Algorithmic advances are compressing qubit requirements faster than anticipated. Hardware roadmaps from IBM, IonQ, and Microsoft suggest order-of-magnitude capability jumps within five to 10 years. And blockchain protocol upgrades historically require five to 10 years of social coordination to deploy.
The most important takeaway from this research is that the majority of practical protection steps cost nothing and can be done today. Stop reusing addresses. Move funds from addresses with exposed public keys to fresh P2WPKH wallets. Use P2WSH-wrapped multisig for significant holdings.
Avoid Taproot for long-term cold storage. Keep hardware wallet firmware updated and consider Trezor's Safe 7 for its post-quantum device security.

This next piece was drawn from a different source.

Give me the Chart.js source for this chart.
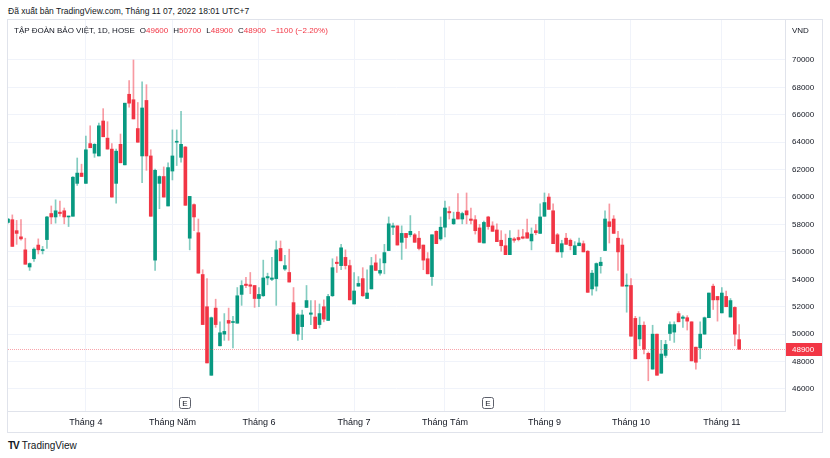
<!DOCTYPE html>
<html>
<head>
<meta charset="utf-8">
<script src="https://cdn.jsdelivr.net/npm/chart.js@4.4.0/dist/chart.umd.min.js"></script>
<style>
  body { margin: 0; background: #fff; font-family: "Liberation Sans", Arial, sans-serif; color: #131722; }
  #published { position: absolute; left: 8px; top: 6px; font-size: 8.5px; white-space: nowrap; }
  #frame { position: absolute; left: 7px; top: 19px; width: 814px; height: 412px; border: 1px solid #e0e3eb; }
  #legend { position: absolute; left: 14px; top: 26px; font-size: 8px; white-space: nowrap; }
  #legend .v { color: #f23645; }
  #legend .g { margin-left: 5px; }
  #unit { position: absolute; left: 792px; top: 26px; font-size: 8px; }
  #logo { position: absolute; left: 8px; top: 440px; font-size: 10px; white-space: nowrap; }
  #logo b { font-weight: 900; letter-spacing: -1px; margin-right: 3px; }
</style>
</head>
<body>
<div id="published">Đã xuất bản TradingView.com, Tháng 11 07, 2022 18:01 UTC+7</div>
<div id="frame"><canvas id="chart" width="814" height="412"></canvas></div>
<div id="legend">TẬP ĐOÀN BẢO VIỆT, 1D, HOSE<span class="g">O</span><span class="v">49600</span><span class="g">H</span><span class="v">50700</span><span class="g">L</span><span class="v">48900</span><span class="g">C</span><span class="v">48900</span><span class="g v">−1100 (−2.20%)</span></div>
<div id="unit">VND</div>
<div id="logo"><b>TV</b>TradingView</div>
<script>
// daily candles, Mar 2022 -> 7 Nov 2022
const opens = [
  58150, 58350, 57550, 57100, 56150, 54900, 55500, 56500, 56100, 56900,
  58800, 58550, 58900, 59000, 58550, 58600, 61000, 61750, 61000, 63900,
  63200, 63000, 65550, 64300, 63500, 61000, 63850, 62350, 67500, 67100,
  65000, 63000, 67050, 63000, 55400, 61000, 61500, 59350, 61900, 64000,
  62900, 63650, 57000, 59450, 57400, 54350, 52000, 47000, 51900, 49150,
  50000, 51000, 50850, 50800, 52900, 53650, 53600, 53550, 52600, 52800,
  54100, 54000, 54050, 56250, 54750, 54500, 52300, 50000, 50550, 51950,
  51450, 51250, 50700, 52000, 51000, 52800, 55250, 55000, 55600, 55000,
  52200, 53500, 54050, 52600, 53300, 55200, 54450, 55200, 56100, 57800,
  57900, 56700, 57350, 57250, 57250, 57000, 56500, 55500, 54200, 57500,
  56950, 57800, 58950, 58050, 58900, 58400, 59000, 58400, 58350, 57750,
  56650, 58550, 57900, 57600, 56850, 56450, 55800, 56950, 57050, 57100,
  57400, 56800, 57550, 57350, 58600, 60000, 59000, 57250, 56000, 57000,
  56850, 55800, 56450, 56600, 56050, 53300, 53500, 55000, 56100, 58200,
  58400, 57000, 56500, 53500, 53550, 51150, 49650, 50650, 48600, 47450,
  50000, 47150, 48450, 50050, 50150, 51500, 51150, 51200, 50900, 49050,
  49000, 50000, 51200, 53500, 52750, 51550, 52750, 51250, 51950, 49600
];
const highs = [
  58450, 58700, 58300, 58350, 57000, 55200, 56300, 56950, 56400, 58600,
  59350, 59800, 59700, 59200, 58600, 61500, 62850, 62400, 64450, 65200,
  63900, 65400, 66450, 65500, 63900, 63500, 64600, 66850, 68500, 70000,
  66900, 68400, 68200, 63450, 62050, 61550, 62200, 62500, 64900, 64900,
  66250, 63700, 60050, 59500, 58400, 54700, 54050, 51250, 52550, 50900,
  51500, 51900, 51300, 53400, 53900, 54150, 54500, 53550, 53400, 55400,
  54450, 55600, 56800, 56800, 55750, 56200, 53400, 51500, 51750, 53550,
  52450, 52450, 52200, 52500, 52900, 55500, 55650, 56550, 56150, 55400,
  54500, 54200, 54850, 54700, 55600, 55800, 55500, 56550, 58550, 58100,
  57900, 57900, 57350, 58650, 57350, 57500, 56500, 55950, 57250, 57550,
  58550, 59700, 59300, 58900, 60250, 58900, 60300, 59200, 58650, 58000,
  58250, 58600, 58200, 58050, 57550, 57300, 57550, 57050, 57600, 57650,
  58400, 57750, 58000, 59500, 60300, 60250, 59500, 57350, 56850, 57350,
  56950, 56750, 57000, 56800, 56100, 54650, 55200, 55600, 59000, 59500,
  58650, 57500, 56950, 54400, 54050, 51300, 51250, 50900, 48700, 50650,
  50000, 49550, 49550, 50900, 50900, 51650, 51350, 51350, 50900, 49050,
  50900, 51250, 53000, 53650, 52750, 53400, 53150, 52600, 52000, 50700
];
const lows = [
  58100, 56400, 56550, 56850, 55100, 54650, 55300, 55850, 55850, 56250,
  58050, 58100, 58600, 58050, 57850, 58600, 60850, 61500, 61000, 63600,
  62900, 63000, 64400, 63500, 60000, 59550, 62500, 62350, 66550, 65700,
  64000, 61050, 61950, 58600, 54650, 59150, 60000, 59350, 61250, 62300,
  62550, 59400, 56150, 57550, 54450, 50700, 47900, 47000, 50500, 49150,
  49550, 49550, 49000, 50800, 52100, 53400, 52950, 51950, 52000, 52750,
  53600, 53900, 52100, 55350, 54650, 53800, 50050, 49550, 49600, 51950,
  50700, 50400, 50450, 50900, 51000, 52750, 54500, 54700, 54750, 52500,
  52200, 53500, 52750, 52600, 53300, 54650, 54300, 54400, 56100, 57250,
  56500, 55450, 56250, 57100, 56700, 56150, 54700, 54400, 53550, 56600,
  56850, 57100, 58400, 58000, 58400, 58050, 58050, 58050, 57300, 56700,
  56650, 57650, 57500, 56750, 56050, 55800, 55800, 56700, 56800, 56950,
  57000, 56150, 57250, 57350, 58600, 59100, 56600, 56000, 55600, 56550,
  56150, 55800, 56450, 56000, 53050, 52850, 53150, 54450, 56100, 56650,
  57350, 54650, 53500, 51600, 49850, 48200, 49150, 48550, 46600, 47450,
  47000, 47150, 48300, 49550, 49400, 50900, 50500, 50300, 48050, 47450,
  48200, 50000, 51200, 51800, 50950, 51550, 52000, 51250, 49150, 48900
];
const closes = [
  58400, 56400, 57350, 56950, 55100, 55150, 56200, 56150, 56150, 58550,
  58550, 59000, 58800, 58550, 58600, 61450, 61750, 61500, 63450, 63600,
  63850, 65200, 64400, 63500, 60000, 63350, 62500, 66850, 66850, 65700,
  64000, 66500, 63000, 58600, 61950, 61500, 60000, 62150, 63000, 64050,
  63850, 59400, 60050, 58550, 54450, 50700, 47900, 51200, 50700, 50100,
  50200, 50800, 50900, 52800, 53550, 53550, 53500, 52600, 52900, 54100,
  54200, 54100, 56150, 55350, 55000, 53800, 50050, 51400, 51400, 52450,
  51550, 50400, 51500, 51100, 52750, 54850, 55150, 56300, 55000, 52500,
  53150, 53700, 52800, 53000, 55000, 54650, 54650, 55950, 58050, 57900,
  56500, 57350, 57050, 57500, 56700, 56250, 55400, 54400, 57250, 56600,
  57800, 59200, 58850, 58400, 58400, 58800, 58700, 58300, 57550, 56700,
  58150, 57850, 57500, 56750, 56450, 55800, 57000, 56850, 56900, 57000,
  57000, 57300, 57400, 58550, 59600, 59100, 56600, 56000, 56600, 56550,
  56450, 56450, 56650, 56000, 53050, 54450, 55150, 55250, 58400, 57850,
  57350, 56000, 53500, 53550, 49850, 48200, 50650, 48900, 48200, 50000,
  47000, 48550, 49250, 50700, 50700, 50900, 51250, 50950, 48050, 47950,
  50000, 51200, 53000, 52500, 52500, 53000, 52000, 52450, 50000, 48900
];

const monthIdx = [18, 38, 58, 80, 101, 124, 144, 165];
const monthLabels = ['Tháng 4', 'Tháng Năm', 'Tháng 6', 'Tháng 7', 'Tháng Tám', 'Tháng 9', 'Tháng 10', 'Tháng 11'];
const priceTicks = [46000, 48000, 50000, 52000, 54000, 56000, 58000, 60000, 62000, 64000, 66000, 68000, 70000];
const earningsIdx = [41, 111];

const UP = '#089981', DOWN = '#f23645';
const isUp = opens.map((o, i) => closes[i] >= o);
const wicks = opens.map((o, i) => ({ x: i, y: [lows[i], highs[i]] }));
const bodies = opens.map((o, i) => ({ x: i, y: [o, closes[i]] }));
const lastClose = closes[closes.length - 1];

const overlay = {
  id: 'overlay',
  afterDatasetsDraw(chart) {
    const { ctx, chartArea, scales } = chart;
    const y = Math.round(scales.y.getPixelForValue(lastClose));
    ctx.save();
    // last price line
    ctx.strokeStyle = 'rgba(242,54,69,0.45)';
    ctx.setLineDash([1, 1]);
    ctx.lineWidth = 1;
    ctx.beginPath();
    ctx.moveTo(chartArea.left, y + 0.5);
    ctx.lineTo(chartArea.right, y + 0.5);
    ctx.stroke();
    ctx.setLineDash([]);
    // price tag
    ctx.fillStyle = DOWN;
    ctx.fillRect(chartArea.right + 1, y - 6, chart.width - chartArea.right - 1, 13);
    ctx.fillStyle = '#fff';
    ctx.font = '8px "Liberation Sans", Arial, sans-serif';
    ctx.textBaseline = 'middle';
    ctx.fillText(String(lastClose), chartArea.right + 7, y + 1);
    // earnings marks
    earningsIdx.forEach(i => {
      const x = Math.round(scales.x.getPixelForValue(i));
      const top = chartArea.bottom - 14;
      ctx.strokeStyle = '#5d606b';
      ctx.lineWidth = 1;
      ctx.beginPath();
      ctx.roundRect(x - 5.5, top + 0.5, 11, 11, 2);
      ctx.stroke();
      ctx.fillStyle = '#131722';
      ctx.textAlign = 'center';
      ctx.fillText('E', x, top + 6.5);
    });
    ctx.restore();
  }
};

new Chart(document.getElementById('chart').getContext('2d'), {
  type: 'bar',
  data: {
    datasets: [{
      data: wicks,
      backgroundColor: isUp.map(u => u ? 'rgba(8,153,129,0.5)' : 'rgba(242,54,69,0.5)'),
      barThickness: 1,
      grouped: false
    }, {
      data: bodies,
      backgroundColor: isUp.map(u => u ? UP : DOWN),
      barThickness: 3,
      minBarLength: 1,
      grouped: false
    }]
  },
  options: {
    responsive: false,
    animation: false,
    layout: { padding: 0 },
    plugins: { legend: { display: false }, tooltip: { enabled: false } },
    scales: {
      x: {
        type: 'linear',
        offset: false,
        min: 0,
        max: 179.6,
        afterBuildTicks: axis => { axis.ticks = monthIdx.map(v => ({ value: v })); },
        afterFit: axis => { axis.height = 21; axis.paddingLeft = 0; axis.paddingRight = 0; },
        ticks: {
          autoSkip: false,
          maxRotation: 0,
          padding: 6,
          color: '#131722',
          font: { family: '"Liberation Sans", Arial, sans-serif', size: 9 },
          callback: v => monthLabels[monthIdx.indexOf(v)]
        },
        grid: { color: '#f0f3fa', drawTicks: false, offset: false },
        border: { color: '#e0e3eb' }
      },
      y: {
        position: 'right',
        min: 44394,
        max: 72918,
        afterBuildTicks: axis => { axis.ticks = priceTicks.map(v => ({ value: v })); },
        afterFit: axis => { axis.width = 37; axis.paddingTop = 0; axis.paddingBottom = 0; },
        ticks: {
          padding: 7,
          color: '#131722',
          font: { family: '"Liberation Sans", Arial, sans-serif', size: 8 },
          callback: v => String(v)
        },
        grid: { color: '#f0f3fa', drawTicks: false },
        border: { color: '#e0e3eb' }
      }
    }
  },
  plugins: [overlay]
});
</script>
</body>
</html>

Allocate a small hedge toward genuinely quantum-resistant projects like Algorand, QRL, and Hedera — not as a wholesale portfolio shift, but as optionality.
Monitor IBM's logical qubit milestones and watch for BIP-360 or EIP-8141 activation as signals to act on protocol-level migration. The crypto industry has survived every structural challenge by adapting, and the quantum upgrade path is already being built. The Mosca Inequality — the principle that if migration time exceeds threat arrival time, you lose — is the concept that matters most. The time to start migrating is before the deadline is clear, not after.